İzmir Valiliği, 25 Mart 1081 sürecini, Türk Tarih Kurumu anlayışıyla birleştirerek yeni bir anlayışa oturtmaya çalışıyor. Valilikte yapılan ve TTK Başkan yardımcısının da katıldığı toplantı sonrası, basına yapılan açıklamanın son bölümü de oldukça ilginç:
"Tıpkı İstanbul’un Fethi gibi 1081 İzmir’in Fethi de Türk tarihi açısından bir kırılma noktası olmuş, bu tarihten sonra Türkler Anadolu’daki varlıklarını güçlendirmiştir.
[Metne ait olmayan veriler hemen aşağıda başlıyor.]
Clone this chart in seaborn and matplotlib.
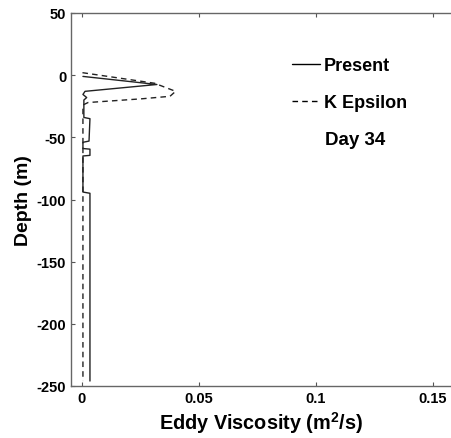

Bu toprakları sadece bir ülke değil, bir tarih, bir medeniyet, bir inanç ve kültür kalesi haline getirmişlerdir. Bu şuurla tüm kurumlarımızla bu önemli günün genç beyinlerde hak ettiği yeri ve önemi kazanması için daha çok çalışacağız. Çünkü tarihten ibret almasını bilmeliyiz. Eğer ibret alırsak olumsuz olayların tekerrür etmesine engel olabiliriz.”
Oysa 1081 tarihinin 1453 ile "birleşeceği" bir yer yok.
İstanbul'un fethini alıp, 1081'de İzmir'in resmi Türkleşme sürecinin başlayışına benzetmek ve iki tarihi de ortak milli tarihimizin "kırılma noktası" kabul etmek son derece yanlıştır. Fetih kelimesinin İzmir için tam olarak kabul edilebileceği iki tarih vardır ve iki de aktör. Biri II. Murad diğeri Mustafa Kemal Atatürk. Diğer aktörler, tarihen önemli, değerli şahsiyetlerdir. Ancak "Fatih" ünvanının oturduğu şahsiyetler değildir. Çaka Bey ise yıllardır, büstünün bile sahip çıkılmadığı, İzmir'i bugünlere ulaştıracak Türkleşme hamlesini yapan bir başlangıç aktörüdür. Kendi içselliğinde "Fatih" denilebilse de abartmamak gerekir.